Riverside project continues to divide Stratford
Stratford’s Riverside Corridor project continues to cause divisions as two influential organisations came out on different sides of the argument.
The Stratford Society has said it cannot support the plans in their current form, criticising them as ‘too ambitious’ and saying they should be scaled back.
However tourism organisation Shakespeare’s England has decided to throw its support behind the project last week, saying it would revitalise the river frontage and inject funds into the local economy.
Arguing against the scheme, a submission from the Stratford Society drew attention to the proposed expansion of the Fisherman’s car park to 500 spaces, saying it would was not justified on transportation grounds.
Although not entirely negative to the project, society members suggested Stratford’s priorities should be helping the town centre by improving the Park and Ride and bringing in more pedestrianisation.
The society added that the land on the riverside, known as Lench Meadows, should be designated as a Local Nature Reserve and that management of the area should be limited to just enough to help wildlife thrive.
However, Shakespeare’s England has come to a different conclusion.
Major Richard Carney, chairman of Shakespeare’s England, said: “The Stratford riverside green corridor scheme will revitalise the river frontage in Stratford, provide high-quality public space for all, create new green routes into town, reduce congestion, improve air quality and inject some desperately needed funds into the local economy.”

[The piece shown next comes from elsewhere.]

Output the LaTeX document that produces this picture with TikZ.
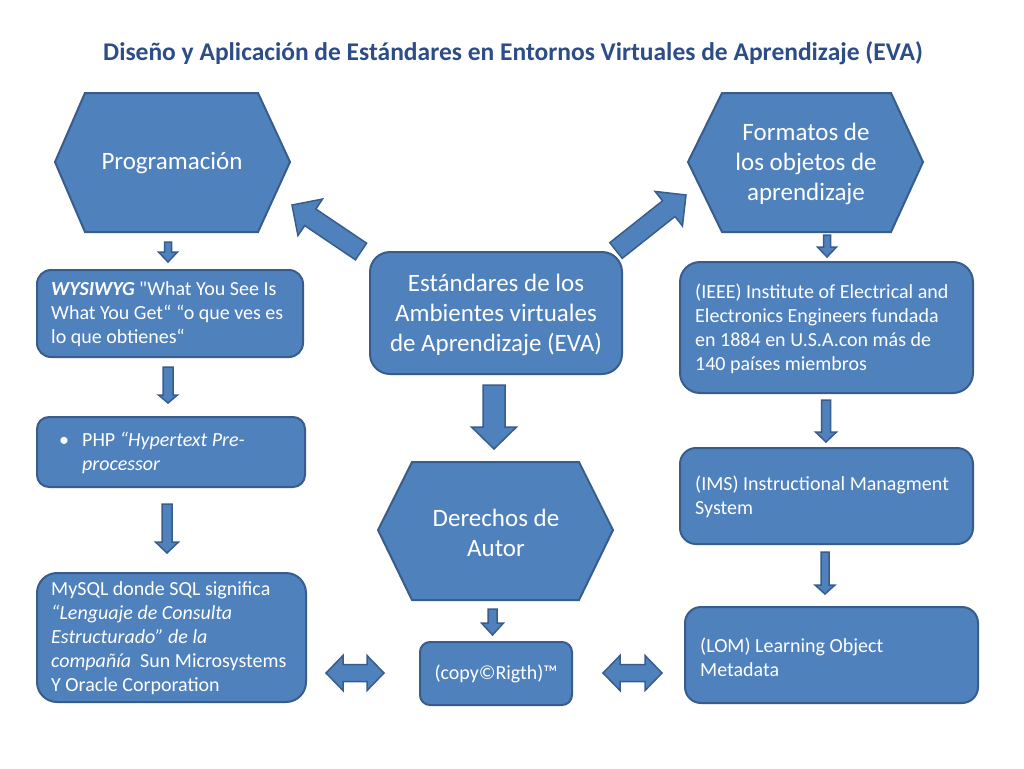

He added: “We have to be ready to kick-start the economy when we open back up from this year-long disruption caused by the pandemic. The opening up of this green space will enable Stratford to become a greener and more accessible riverside destination for all to experience and enjoy.
“As chairman of Shakespeare’s England, and also as director of operations for IXL Events Ltd and Dallas Burston Polo Club located in the area, I personally welcome this initiative, and I am sure this way of accessing Stratford will be welcomed by all visitors, rather than queuing in a car and causing congestions.”
Major Carney also outlined environmental benefits the project could bring.
Despite Shakespeare’s England’s enthusiasm for the scheme, there remains some significant public opposition, particularly against the car park expansion plans.
This strength of feeling does seem to be having some impact on Stratford District Council, with deputy chief executive Tony Perks admitting last week that the car park plans were likely to be scaled back and it would probably be smaller than 500 spaces.
For their part Stratford District Council has never said creating a 500-space car park is set in stone, and has said that whatever happens, the area would be developed sensitively and would not be a vast expanse of concrete.
The project has already secured £1.5m in funding from the Coventry and Warwickshire Local Enterprise Partnership, with the district council expected to contribute around £500,000 in addition to this.
Both landowners, the district council and Stratford Town Trust, argue the project will reduce congestion and pollution in the town centre and draw in visitors to aid Stratford’s recovery from the pandemic.
A public consultation has already been run on the concept while the finer details will be ironed out before a planning application is submitted.
An online petition against the project has been signed by 2,108 so far.